- **Material provided**:
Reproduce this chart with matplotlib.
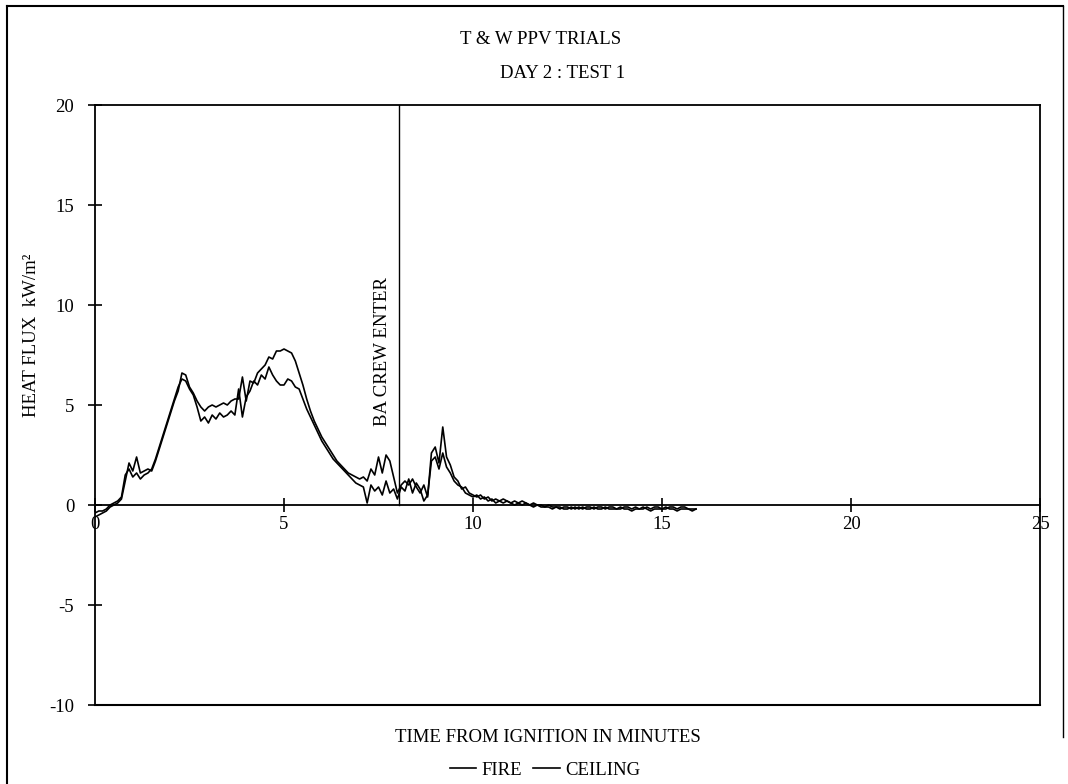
import numpy as np
import matplotlib
matplotlib.use("Agg")
import matplotlib.pyplot as plt
from matplotlib.lines import Line2D

plt.rcParams['font.family'] = ['Liberation Serif', 'DejaVu Serif']

# Time axis (minutes from ignition), sampled every 0.1 min
time_min = np.round(np.arange(0, 16.0, 0.1), 1)

# Heat flux at the fire (kW/m^2)
fire = [
    -0.6, -0.5, -0.4, -0.3, -0.1, 0.0, 0.1, 0.3, 1.2, 2.1,
    1.7, 2.4, 1.6, 1.7, 1.8, 1.7, 2.2, 2.8, 3.4, 4.0,
    4.6, 5.2, 5.7, 6.6, 6.5, 5.9, 5.6, 5.2, 4.9, 4.7,
    4.9, 5.0, 4.9, 5.0, 5.1, 5.0, 5.2, 5.3, 5.3, 6.4,
    5.2, 6.2, 6.1, 6.6, 6.8, 7.0, 7.4, 7.3, 7.7, 7.7,
    7.8, 7.7, 7.6, 7.2, 6.6, 6.0, 5.3, 4.7, 4.2, 3.8,
    3.4, 3.1, 2.8, 2.5, 2.2, 2.0, 1.8, 1.6, 1.5, 1.4,
    1.3, 1.4, 1.2, 1.8, 1.5, 2.4, 1.6, 2.5, 2.2, 1.4,
    0.6, 1.0, 1.2, 1.0, 1.3, 0.9, 0.6, 1.0, 0.4, 2.6,
    2.9, 2.1, 3.9, 2.4, 2.0, 1.4, 1.2, 0.8, 0.9, 0.6,
    0.5, 0.4, 0.5, 0.3, 0.4, 0.2, 0.3, 0.2, 0.3, 0.2,
    0.1, 0.2, 0.1, 0.2, 0.1, 0.0, 0.1, 0.0, 0.0, -0.1,
    0.0, -0.1, -0.1, -0.2, -0.1, -0.1, -0.2, -0.1, -0.2, -0.1,
    -0.2, -0.2, -0.1, -0.2, -0.2, -0.1, -0.2, -0.2, -0.2, -0.1,
    -0.2, -0.2, -0.3, -0.2, -0.2, -0.1, -0.2, -0.3, -0.2, -0.2,
    -0.2, -0.1, -0.2, -0.2, -0.3, -0.2, -0.2, -0.2, -0.3, -0.2,
]

# Heat flux at the ceiling (kW/m^2)
ceiling = [
    -0.4, -0.3, -0.3, -0.2, 0.0, 0.1, 0.2, 0.4, 1.5, 1.8,
    1.4, 1.6, 1.3, 1.5, 1.6, 1.8, 2.3, 2.9, 3.5, 4.1,
    4.7, 5.3, 5.9, 6.3, 6.2, 5.8, 5.5, 4.9, 4.2, 4.4,
    4.1, 4.5, 4.3, 4.6, 4.4, 4.5, 4.7, 4.5, 5.8, 4.4,
    5.4, 5.7, 6.2, 6.0, 6.5, 6.3, 6.9, 6.5, 6.2, 6.0,
    6.0, 6.3, 6.2, 5.9, 5.8, 5.3, 4.8, 4.4, 4.0, 3.6,
    3.2, 2.9, 2.6, 2.3, 2.1, 1.9, 1.7, 1.5, 1.3, 1.1,
    1.0, 0.9, 0.1, 1.0, 0.7, 0.9, 0.5, 1.2, 0.6, 0.8,
    0.3, 0.9, 0.7, 1.3, 0.6, 1.1, 0.8, 0.2, 0.5, 2.2,
    2.4, 1.8, 2.6, 1.9, 1.6, 1.2, 1.0, 0.9, 0.6, 0.5,
    0.4, 0.5, 0.3, 0.4, 0.2, 0.3, 0.1, 0.2, 0.1, 0.2,
    0.1, 0.0, 0.1, 0.0, 0.1, 0.0, -0.1, 0.0, -0.1, -0.1,
    -0.1, -0.2, -0.1, -0.1, -0.2, -0.2, -0.1, -0.2, -0.1, -0.2,
    -0.1, -0.1, -0.2, -0.1, -0.1, -0.2, -0.1, -0.1, -0.2, -0.2,
    -0.1, -0.1, -0.2, -0.1, -0.2, -0.2, -0.1, -0.2, -0.1, -0.1,
    -0.2, -0.2, -0.1, -0.1, -0.2, -0.1, -0.1, -0.2, -0.2, -0.2,
]

x_ticks = [0, 5, 10, 15, 20, 25]
y_ticks = [-10, -5, 0, 5, 10, 15, 20]
crew_enter_min = 8.05

FS = 13.5

fig = plt.figure(figsize=(10.68, 7.84), dpi=100)
ax = fig.add_axes([95 / 1068, 1 - 705 / 784, (1040 - 95) / 1068, (705 - 105) / 784])

ax.plot(time_min, fire, color='black', lw=1.2)
ax.plot(time_min, ceiling, color='black', lw=1.2)

# BA crew entry marker
ax.plot([crew_enter_min, crew_enter_min], [0, 20], color='black', lw=1.0)
ax.text(crew_enter_min - 0.45, 7.7, 'BA CREW ENTER', rotation=90,
        ha='center', va='center', fontsize=FS)

ax.set_xlim(0, 25)
ax.set_ylim(-10, 20)

# x axis drawn along the zero line, box closed with a plain line at -10
ax.spines['bottom'].set_position(('data', 0))
ax.axhline(-10, color='black', lw=1.5, clip_on=False)
for s in ['left', 'right', 'top', 'bottom']:
    ax.spines[s].set_linewidth(1.3)

ax.set_xticks(x_ticks)
ax.set_yticks(y_ticks)
ax.set_xticklabels([str(v) for v in x_ticks])
ax.set_yticklabels([str(v) for v in y_ticks])
ax.tick_params(axis='both', direction='inout', length=10, width=1.2,
               labelsize=FS)
ax.tick_params(axis='y', pad=10)
ax.tick_params(axis='x', pad=3)

fig.text(541 / 1068, 1 - 40 / 784, 'T & W PPV TRIALS', ha='center', va='center', fontsize=FS)
fig.text(563 / 1068, 1 - 73 / 784, 'DAY 2 : TEST 1', ha='center', va='center', fontsize=FS)
fig.text(32 / 1068, ax.transData.transform((0, 8.5))[1] / 784, 'HEAT FLUX  kW/m²',
         rotation=90, ha='center', va='center', fontsize=FS)
fig.text(548 / 1068, 1 - 738 / 784, 'TIME FROM IGNITION IN MINUTES',
         ha='center', va='center', fontsize=FS)

# Legend line: two line keys with labels
leg = ax.legend(handles=[Line2D([], [], color='black', lw=1.2),
                         Line2D([], [], color='black', lw=1.2)],
                labels=['FIRE', 'CEILING'], ncol=2, frameon=False,
                loc='center', bbox_to_anchor=(545 / 1068, 1 - 770 / 784),
                bbox_transform=fig.transFigure, fontsize=FS,
                handlelength=1.4, handletextpad=0.3, columnspacing=0.6,
                borderpad=0)

# Outer page frame
fig.add_artist(Line2D([0.007, 0.007], [0.0, 0.992], color='black', lw=1.5,
                      transform=fig.transFigure))
fig.add_artist(Line2D([0.007, 0.995], [0.992, 0.992], color='black', lw=1.5,
                      transform=fig.transFigure))
fig.add_artist(Line2D([0.995, 0.995], [0.06, 0.992], color='black', lw=1.0,
                      transform=fig.transFigure))

fig.savefig('out.png', dpi=100)
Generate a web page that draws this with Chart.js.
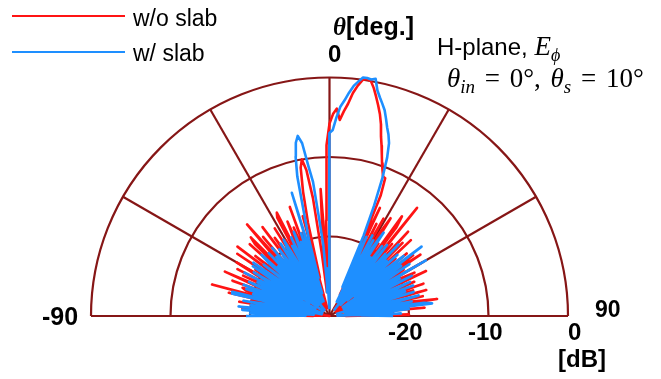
<!DOCTYPE html>
<html>
<head>
<meta charset="utf-8">
<script src="https://cdn.jsdelivr.net/npm/chart.js@4.4.1/dist/chart.umd.min.js"></script>
<style>
  body { margin: 0; background: #fff; }
  #wrap { position: relative; width: 661px; height: 379px; overflow: hidden; }
  canvas { position: absolute; left: 0; top: 0; }
  .t { position: absolute; line-height: 1; white-space: nowrap; color: #000; font-family: "Liberation Sans", Arial, sans-serif; }
  .b { font-weight: bold; }
  .m { font-family: "Liberation Serif", "DejaVu Serif", serif; font-style: italic; }
  .n { font-family: "Liberation Serif", "DejaVu Serif", serif; font-style: normal; }
  .leg { position: absolute; height: 0; border-top: 2.5px solid; }
</style>
</head>
<body>
<div id="wrap">
  <canvas id="patternChart" width="661" height="379"></canvas>

  <div class="leg" style="left:12px; top:15px; width:113px; border-color:#ff1414;"></div>
  <div class="t" style="left:133px; top:7px; font-size:23px;">w/o slab</div>
  <div class="leg" style="left:12px; top:51px; width:113px; border-color:#1e8fff;"></div>
  <div class="t" style="left:133px; top:42px; font-size:23px;">w/ slab</div>

  <div class="t b" style="left:333px; top:14px; font-size:25px;"><span class="m">θ</span>[deg.]</div>
  <div class="t b" style="left:328px; top:42px; font-size:24px;">0</div>
  <div class="t" style="left:437px; top:33px; font-size:24px;">H-plane, <span class="m" style="font-size:27px;">E</span><sub class="m" style="font-size:18px;">ϕ</sub></div>
  <div class="t n" style="left:447px; top:65px; font-size:27px; word-spacing:3px;"><span class="m">θ</span><sub class="m" style="font-size:19px;">in</sub> = 0°, <span class="m">θ</span><sub class="m" style="font-size:19px;">s</sub> = 10°</div>

  <div class="t b" style="left:42px; top:304px; font-size:25px;">-90</div>
  <div class="t b" style="left:595px; top:298px; font-size:23px;">90</div>
  <div class="t b" style="left:388px; top:320px; font-size:24px;">-20</div>
  <div class="t b" style="left:468px; top:320px; font-size:24px;">-10</div>
  <div class="t b" style="left:568px; top:320px; font-size:24px;">0</div>
  <div class="t b" style="left:558px; top:347px; font-size:24px;">[dB]</div>
</div>

<script>
// 角度范围 -90..90，步长 1 度
const thetaStart = -90;
const thetaStep = 1;

// w/o slab (dB)，从 -90 度到 90 度
const redDb = [
  -28, -24, -29, -21, -28, -19, -27, -22, -30, -18.5,
  -27, -20, -28, -17, -29, -14.7, -26, -19, -18.5, -28,
  -17, -27, -21, -15.7, -29, -18, -26, -17, -28, -20,
  -16.5, -27, -19, -29, -16, -24, -27, -15.5, -28, -18,
  -22, -29, -16.5, -26, -17, -16, -28, -20, -14.5, -27,
  -17, -25, -29, -16, -26, -18, -22, -28, -17, -26,
  -19, -29, -16, -15.4, -27, -20, -17, -29, -18, -26,
  -15.4, -28, -19, -23, -29, -17, -25, -18, -14, -11,
  -10, -11.4, -15, -22, -27, -20, -14, -24, -18, -8.5,
  -5.8, -4.6, -3.9, -5.3, -4.2, -3.2, -1.8, -0.8, 0, 0.2,
  0, -0.8, -1.8, -2.8, -3.8, -5.0, -6.5, -7.6, -8.7, -9.7,
  -10.5, -11.2, -11.3, -13.5, -21, -15, -27, -17, -23, -16,
  -28, -18, -15.5, -26, -19, -29, -14.5, -16, -27, -12.5,
  -24, -18, -28, -15.5, -22, -17, -29, -16, -25, -19,
  -27, -17.5, -23, -28, -17, -21, -16.2, -29, -19, -25,
  -16.5, -27, -20, -18, -29, -16.6, -24, -28, -18.5, -22,
  -27, -17.5, -25, -19, -29, -17.4, -23, -28, -18, -26,
  -19.5, -16.3, -28, -21, -25, -18, -29, -22, -27, -20, -28
];

// w/ slab (dB)
const blueDb = [
  -19.5, -27, -20, -25, -19, -28, -18.5, -24, -20, -27,
  -19, -23, -29, -17.5, -17.4, -26, -20, -28, -19, -24,
  -18.5, -29, -21, -19, -27, -20, -25, -18, -28, -21,
  -19, -26, -22, -18.5, -27, -18.3, -24, -29, -19.5, -23,
  -27, -20, -18.5, -28, -21, -25, -19, -27, -20, -23,
  -18.8, -29, -21, -19.5, -26, -22, -19, -28, -20, -18.8,
  -24, -28, -20, -25, -19, -27, -21, -18.5, -28, -20,
  -24, -19, -27, -13.8, -25, -20, -17, -12, -9.5, -7.8,
  -7, -8, -11, -13, -18, -21, -27, -24, -29, -28,
  -7, -6.6, -5, -3.6, -2.8, -1.8, -0.9, -0.3, 0.3, 0.3,
  0.2, 0.4, -1.0, -1.8, -2.5, -3.2, -4.2, -5.2, -6, -7,
  -8.8, -11.5, -15, -19, -26, -19, -22, -28, -18.5, -25,
  -19, -27, -20, -17.5, -28, -21, -24, -19, -29, -18.5,
  -22, -27, -19.5, -25, -17.5, -28, -20, -23, -18.5, -27,
  -21, -18, -26, -15.5, -24, -19, -28, -18, -22, -27,
  -16, -25, -20, -28, -18.5, -23, -27, -19, -21, -28,
  -18.8, -25, -20, -29, -19, -24, -27, -18.5, -21, -28,
  -19.5, -25, -18, -17, -27, -20, -23, -29, -21, -26, -22
];

const rMinDb = -30;          // 圆心
const ringDb = [-20, -10, 0]; // 圆环
const spokeDeg = [-60, -30, 0, 30, 60];
const gridColor = '#861616';

// 极坐标 -> 直角坐标 (x 向右, y 向上)
function toXY(dbList) {
    return dbList.map((db, i) => {
        const t = (thetaStart + i * thetaStep) * Math.PI / 180;
        const r = Math.max(0, db - rMinDb);
        return { x: r * Math.sin(t), y: r * Math.cos(t) };
    });
}

const polarGrid = {
    id: 'polarGrid',
    beforeDatasetsDraw(chart) {
        const { ctx, scales: { x, y } } = chart;
        const cx = x.getPixelForValue(0);
        const cy = y.getPixelForValue(0);
        const pr = v => x.getPixelForValue(v) - cx;
        const R = pr(0 - rMinDb);
        ctx.save();
        ctx.strokeStyle = gridColor;
        ctx.lineWidth = 2.2;
        ringDb.forEach(db => {
            ctx.beginPath();
            ctx.arc(cx, cy, pr(db - rMinDb), Math.PI, 2 * Math.PI);
            ctx.stroke();
        });
        ctx.beginPath();
        ctx.moveTo(cx - R, cy);
        ctx.lineTo(cx + R, cy);
        ctx.stroke();
        spokeDeg.forEach(d => {
            const t = d * Math.PI / 180;
            ctx.beginPath();
            ctx.moveTo(cx, cy);
            ctx.lineTo(cx + R * Math.sin(t), cy - R * Math.cos(t));
            ctx.stroke();
        });
        ctx.restore();
    }
};

const ctx = document.getElementById('patternChart').getContext('2d');
new Chart(ctx, {
    type: 'scatter',
    data: {
        datasets: [
            { label: 'w/o slab', data: toXY(redDb), borderColor: '#ff1414', order: 1 },
            { label: 'w/ slab', data: toXY(blueDb), borderColor: '#1e8fff', order: 0 }
        ]
    },
    options: {
        responsive: false,
        animation: false,
        layout: { padding: { left: 91, right: 93, top: 61.6, bottom: 63 } },
        datasets: {
            scatter: {
                showLine: true,
                pointRadius: 0,
                borderWidth: 2.6,
                borderJoinStyle: 'round',
                clip: false
            }
        },
        scales: {
            x: { type: 'linear', min: -30, max: 30, display: false },
            y: { type: 'linear', min: 0, max: 32, display: false }
        },
        plugins: { legend: { display: false }, tooltip: { enabled: false } }
    },
    plugins: [polarGrid]
});
</script>
</body>
</html>
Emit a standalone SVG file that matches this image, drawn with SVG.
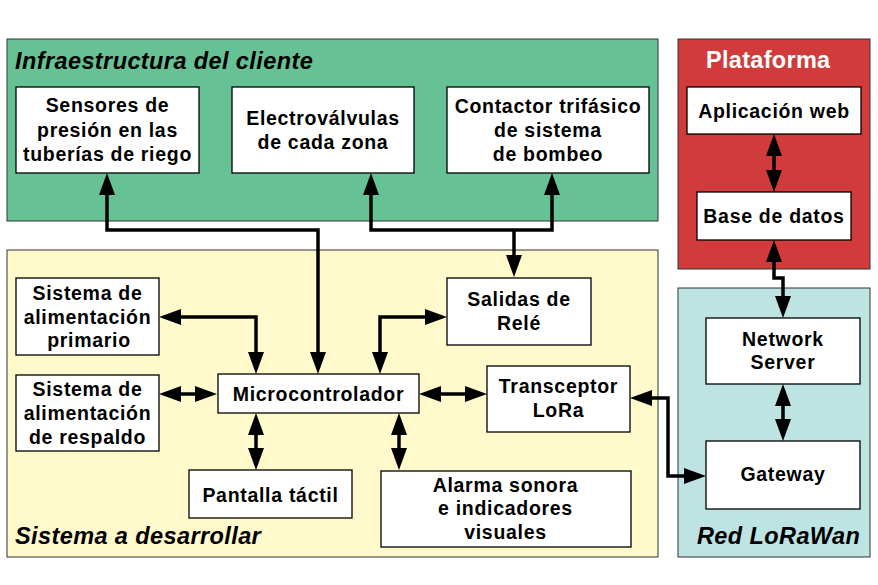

- **Task to carry out**:
Write out again, exactly, the lines from the start of the listing up to the line containing "time_min = np.round(np.arange(0, 16.0, 0.1), 1)", with both ends and without pictures.

- **Answer for this exercise**:
Reproduce this chart with matplotlib.
import numpy as np
import matplotlib
matplotlib.use("Agg")
import matplotlib.pyplot as plt
from matplotlib.lines import Line2D

plt.rcParams['font.family'] = ['Liberation Serif', 'DejaVu Serif']

# Time axis (minutes from ignition), sampled every 0.1 min
time_min = np.round(np.arange(0, 16.0, 0.1), 1)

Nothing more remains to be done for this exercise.